Saleh melihah motif mereka yang memalsukan air zam-zam diyakini meraup untung besar dari bisnisnya. Bila menjual air zam-zam asli, para pelaku akan merogoh kocek yang cukup banyak untuk biaya transportasi dan kargo. Dengan memalsukan, biaya itu dengan sendirinya tidak dikeluarkan.
Perbuatan curang seperti itu jelas-jelas melanggar ketentuan yang terdapat di dalam KUHP, khususnya pasal 383.
Selain itu, kata Saleh, tindakan tersebut juga dianggap tidak terpuji karena berusaha memperoleh keuntungan pribadi dan kelompok dengan memanipulasi barang yang dianjurkan oleh suatu agama tertentu. Para pelakunya diharapkan dapat segera diadili dan dijatuhi hukuman sesuai aturan yang ada.
"Kita tidak tahu sudah berapa korban mereka. Sebab, selama ini penjualan air zam-zam sangat banyak ditemukan di Jakarta, khususnya di Tanah Abang.

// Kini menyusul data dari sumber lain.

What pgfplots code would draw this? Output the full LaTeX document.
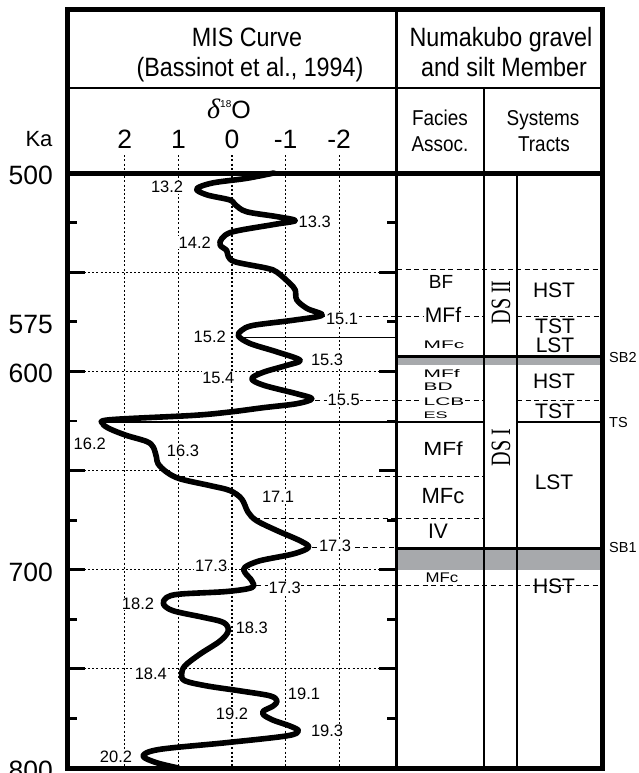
\documentclass[border=0pt]{standalone}
\usepackage{fontspec}
\setmainfont{Liberation Sans}
\newfontfamily\narrowsans[FakeStretch=0.88]{Liberation Sans}
\newfontfamily\widesans[FakeStretch=1.9]{Liberation Sans}
\newfontfamily\midsans[FakeStretch=1.2]{Liberation Sans}
\newfontfamily\dsfont[FakeStretch=0.72]{Liberation Serif}
\newfontfamily\seriffam{Liberation Serif}
\usepackage{pgfplots}
\pgfplotsset{compat=1.18}
\newcommand\fs[2]{\fontsize{#1bp}{#2bp}\selectfont}
\definecolor{bandgray}{RGB}{167,169,172}
\tikzset{
  gridl/.style={black, line width=1.1bp, dash pattern=on 2bp off 2.2bp},
  dashl/.style={black, line width=1.1bp, dash pattern=on 5bp off 3.5bp},
  lab/.style={font=\fs{16.5}{16.5}, fill=white, inner sep=0.6bp},
  small/.style={font=\widesans\fs{11}{11}, anchor=west, inner sep=0.5bp},
  big/.style={font=\fs{21}{21}, inner sep=0.5bp}
}
\begin{document}
\begin{tikzpicture}[x=1bp,y=1bp]

% ---------------- MIS panel ----------------
\begin{axis}[at={(67bp,-173bp)}, anchor=north west, scale only axis,
  width=330bp, height=595bp,
  xmin=-3.08, xmax=3.08, x dir=reverse,
  ymin=500, ymax=800, y dir=reverse,
  clip=false, no marks,
  axis line style={line width=2.5bp},
  xtick={-2,-1,0,1,2}, xticklabels={-2,-1,0,1,2},
  xticklabel pos=upper,
  major x tick style={draw=none},
  xticklabel style={anchor=base, inner sep=0pt, yshift=24.7bp, font=\fs{26.5}{30}},
  ytick={500,550,...,800}, yticklabels={500,,600,,700,,800},
  minor ytick={525,575,...,775},
  extra y ticks={575}, extra y tick labels={575},
  extra y tick style={major tick length=10bp},
  tick align=inside, major tick length=18bp, minor tick length=10bp,
  tick style={black, line width=2.8bp},
  yticklabel style={anchor=east, inner sep=0pt, xshift=-14bp, yshift=-2.5bp, font=\fs{26.5}{30}},
]
% grid
\pgfplotsinvokeforeach{-2,-1,0,1,2}{\draw[gridl] (axis cs:#1,491) -- (axis cs:#1,800);}
\pgfplotsinvokeforeach{550,600,700,750}{\draw[gridl] (axis cs:3.08,#1) -- (axis cs:-3.08,#1);}
\draw[gridl] (axis cs:3.08,650) -- (axis cs:1.16,650);
% boundary lines
\addplot[dashl] coordinates {(-1.7,572.2) (-3.08,572.2)};
\addplot[black, line width=1.3bp] coordinates {(-0.17,582.8) (-3.08,582.8)};
\addplot[dashl] coordinates {(-1.55,614.6) (-3.08,614.6)};
\addplot[black, line width=1.3bp] coordinates {(2.37,625.5) (-3.08,625.5)};
\addplot[dashl] coordinates {(1.12,653) (-3.08,653)};
\addplot[dashl] coordinates {(-0.43,674.2) (-3.08,674.2)};
\addplot[dashl] coordinates {(-1.5,689) (-3.08,689)};
\addplot[dashl] coordinates {(-0.45,708) (-3.08,708)};
% curve
\addplot[black, line width=5.6bp, smooth, tension=0.55, line cap=round, line join=round] coordinates {
(-0.78,500) (-0.27,502.7) (0.36,505) (0.66,508) (0.47,511) (0.04,513.6) (-0.06,516)
(-0.27,519.5) (-0.84,522) (-1.18,524) (-0.77,526) (-0.02,529.6) (0.19,533) (0.22,536.4)
(0.10,539) (0.07,542) (-0.06,544.8) (-0.65,548) (-0.84,550) (-1.08,555.7) (-1.18,559)
(-1.21,564) (-1.40,568.3) (-1.68,571.7) (-1.15,574.2) (-0.40,576.8) (-0.18,579.3)
(-0.12,582.2) (-0.34,586) (-0.84,590.2) (-1.27,594.4) (-1.02,597) (-0.59,600.4)
(-0.37,603.7) (-0.59,607) (-1.21,611.3) (-1.49,613.8) (-1.21,616.3) (-0.59,618.3)
(0.04,620.5) (0.72,622.2) (2.28,624.4) (2.41,626.4) (2.28,629) (1.97,632.3) (1.59,635.4)
(1.47,638.2) (1.41,643.3) (1.38,646.6) (1.22,650.8) (0.97,654.2) (0.41,657.6) (0.04,660.1)
(-0.18,664.3) (-0.30,671) (-0.46,675.3) (-0.84,680.3) (-1.27,685.4) (-1.43,688.7)
(-1.15,692) (-0.52,695.5) (-0.24,698.8) (-0.24,701.4) (-0.37,705.6) (-0.37,709)
(0.10,711) (0.97,712.3) (1.22,714) (1.28,717.3) (1.10,720.7) (0.54,724) (0.16,726.6)
(0.07,730.8) (0.22,735.9) (0.60,742.6) (0.88,748.5) (0.94,752.7) (0.88,756) (0.47,758.6)
(-0.15,761.1) (-0.71,763.6) (-0.84,766.2) (-0.77,768.7) (-0.59,771.2) (-0.59,773.2)
(-0.77,775.9) (-1.08,778.8) (-1.24,781.3) (-1.02,783.8) (0.10,787.2) (1.35,790.6)
(1.66,793.9) (1.41,797.3) (1.00,800)};
% stage labels
\node[lab, anchor=east] at (axis cs:0.897,507.1) {13.2};
\node[lab, anchor=west] at (axis cs:-1.23,524.6) {13.3};
\node[lab, anchor=east] at (axis cs:0.38,535.2) {14.2};
\node[lab, anchor=west] at (axis cs:-1.74,573.4) {15.1};
\node[lab, anchor=east] at (axis cs:0.10,582.7) {15.2};
\node[lab, anchor=west] at (axis cs:-1.46,594.4) {15.3};
\node[lab, anchor=east] at (axis cs:-0.06,603.2) {15.4};
\node[lab, anchor=west] at (axis cs:-1.77,614.6) {15.5};
\node[lab, anchor=east] at (axis cs:2.34,636.4) {16.2};
\node[lab, anchor=west] at (axis cs:1.23,639.9) {16.3};
\node[lab] at (axis cs:-0.86,663.5) {17.1};
\node[lab, anchor=west] at (axis cs:-1.61,688.2) {17.3};
\node[lab, anchor=east] at (axis cs:0.075,698) {17.3};
\node[lab, anchor=west] at (axis cs:-0.67,709.2) {17.3};
\node[lab, anchor=east] at (axis cs:1.44,717.3) {18.2};
\node[lab, anchor=west] at (axis cs:-0.056,729.1) {18.3};
\node[lab, anchor=east] at (axis cs:1.20,752.4) {18.4};
\node[lab, anchor=west] at (axis cs:-1.03,762.8) {19.1};
\node[lab] at (axis cs:0,772.9) {19.2};
\node[lab, anchor=west] at (axis cs:-1.46,781.3) {19.3};
\node[lab, anchor=east] at (axis cs:1.85,794.4) {20.2};
\end{axis}

% ---------------- Stratigraphy panel ----------------
\begin{axis}[at={(397bp,-173bp)}, anchor=north west, scale only axis,
  width=206bp, height=595bp,
  xmin=397, xmax=603, ymin=500, ymax=800, y dir=reverse,
  hide axis, clip=false, no marks]
\addplot[dashl] coordinates {(397,548.5) (603,548.5)};
\addplot[dashl] coordinates {(397,572.2) (483,572.2)};
\addplot[dashl] coordinates {(517,572.2) (603,572.2)};
\addplot[fill=bandgray, draw=none] coordinates {(397,592.4) (603,592.4) (603,596.6) (397,596.6)};
\addplot[black, line width=2.5bp] coordinates {(397,592.4) (603,592.4)};
\addplot[dashl] coordinates {(397,614.6) (483,614.6)};
\addplot[dashl] coordinates {(517,614.6) (603,614.6)};
\addplot[black, line width=1.3bp] coordinates {(397,625.5) (483,625.5)};
\addplot[black, line width=1.3bp] coordinates {(517,625.5) (603,625.5)};
\addplot[dashl] coordinates {(397,653) (483,653)};
\addplot[dashl] coordinates {(397,674.2) (483,674.2)};
\addplot[fill=bandgray, draw=none] coordinates {(397,689.4) (603,689.4) (603,700) (397,700)};
\addplot[black, line width=2.5bp] coordinates {(397,689.4) (603,689.4)};
\addplot[dashl] coordinates {(397,708) (600,708)};
% facies
\node[font=\fs{19}{19}, inner sep=0.5bp] at (axis cs:441,555) {BF};
\node[big, fill=white] at (axis cs:443,571.7) {MFf};
\node[small] at (axis cs:423,586.4) {MFc};
\node[small] at (axis cs:423,601) {MFf};
\node[small] at (axis cs:423,608) {BD};
\node[small, fill=white] at (axis cs:423,615.2) {LCB};
\node[small, font=\widesans\fs{9.5}{9.5}] at (axis cs:423,622.2) {ES};
\node[font=\midsans\fs{19}{19}, inner sep=0.5bp] at (axis cs:443,639) {MFf};
\node[font=\fs{22}{22}, inner sep=0.5bp] at (axis cs:443,663) {MFc};
\node[big] at (axis cs:438,680.6) {IV};
\node[font=\midsans\fs{14}{14}, inner sep=0.5bp] at (axis cs:442,704) {MFc};
% systems tracts
\node[big] at (axis cs:554,559.3) {HST};
\node[big] at (axis cs:555,577.3) {TST};
\node[big] at (axis cs:555,587.1) {LST};
\node[big] at (axis cs:554,604.8) {HST};
\node[big] at (axis cs:555,620) {TST};
\node[big] at (axis cs:554,656) {LST};
\node[big] at (axis cs:554,708.3) {HST};
% sequences
\node[font=\dsfont\fs{28}{28}, rotate=90, inner sep=0] at (axis cs:501,565.2) {DS\,II};
\node[font=\dsfont\fs{28}{28}, rotate=90, inner sep=0] at (axis cs:501,638.4) {DS I};
% surfaces
\node[font=\fs{14.5}{14.5}, anchor=west, inner sep=0] at (axis cs:609,593) {SB2};
\node[font=\fs{14.5}{14.5}, anchor=west, inner sep=0] at (axis cs:609,625.8) {TS};
\node[font=\fs{14.5}{14.5}, anchor=west, inner sep=0] at (axis cs:609,689) {SB1};
\end{axis}

% ---------------- headers ----------------
\node[font=\narrowsans\fs{26.5}{30}, anchor=base] at (247,-46.7) {MIS Curve};
\node[font=\narrowsans\fs{26.5}{30}, anchor=base] at (250,-76.7) {(Bassinot et al., 1994)};
\node[font=\narrowsans\fs{26.5}{30}, anchor=base] at (501,-46.7) {Numakubo gravel};
\node[font=\narrowsans\fs{26.5}{30}, anchor=base] at (504,-76.7) {and silt Member};
\node[font=\narrowsans\fs{21.5}{24}, anchor=base] at (440,-125) {Facies};
\node[font=\narrowsans\fs{21.5}{24}, anchor=base] at (440,-151.7) {Assoc.};
\node[font=\narrowsans\fs{21.5}{24}, anchor=base] at (543,-125) {Systems};
\node[font=\narrowsans\fs{21.5}{24}, anchor=base] at (544,-151.7) {Tracts};
\node[font=\fs{22}{22}, anchor=base] at (39,-146.7) {Ka};
\node[anchor=base, inner sep=0] at (229,-118.3) {{\seriffam\itshape\fs{28}{28}δ}\raisebox{11bp}{\fs{10}{10}18}{\fs{25}{25}O}};

% ---------------- frame ----------------
\draw[line width=5bp] (65,-9.2) -- (605,-9.2);
\draw[line width=5bp] (67.5,-9.2) -- (67.5,-769);
\draw[line width=5bp] (602.5,-9.2) -- (602.5,-769);
\draw[line width=5bp] (65,-768.5) -- (605,-768.5);
\draw[line width=5bp] (65,-173.3) -- (605,-173.3);
\draw[line width=2.5bp] (67,-88) -- (603,-88);
\draw[line width=3bp] (396.7,-9.2) -- (396.7,-769);
\draw[line width=2bp] (483.5,-88) -- (483.5,-769);
\draw[line width=2bp] (516.7,-173) -- (516.7,-769);

\pgfresetboundingbox
\useasboundingbox (0,0) rectangle (639,-773);
\end{tikzpicture}
\end{document}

Bahkan tidak jarang, mereka yang pergi haji dan umrah membeli air zam-zam di Tanah Abang," ujar Politisi PAN itu.
Untuk mengantisipasi hal itu, Saleh mengingatkan para jamaah haji dan umrah diminta untuk lebih berhati-hati. Daripada mendapatkan air zam-zam palsu dalam jumlah banyak, tentu lebih baik mendapatkan air zam-zam sedikit tetapi asli. Karena itu, tidak ada salahnya membawa air zam-zam langsung dari tanah suci sesuai dengan kuantitas yang diperbolehkan oleh maskapai penerbangan.
"Biasanya, yang membeli lagi di Tanah Abang itu karena merasa yang dibawanya terlalu sedikit. Ke depan, biarlah dapat sedikit saja, tapi betul-betul bermanfaat. Lagi pula, kalau sedikit, penggunaannya pun pasti lebih hemat. Selain itu juga, air zam-zam itu menjadi eksklusif," tuturnya.
Dalam konteks pengawasan, Saleh mengatakan peredaran makanan dan minuman adalah menjadi tanggung jawab badan POM. Tetapi dari sisi perdagangannya, kementerian perdagangan perlu ikut bertanggung jawab. Kalau dari swasta, lembaga-lembaga Perlindungan Konsumen bisa juga dilibatkan.
"Namun sifatnya tentu sebatas partisipatori. Tanggung jawab sesungguhnya tetap ada di tangan pemerintah," imbuhnya.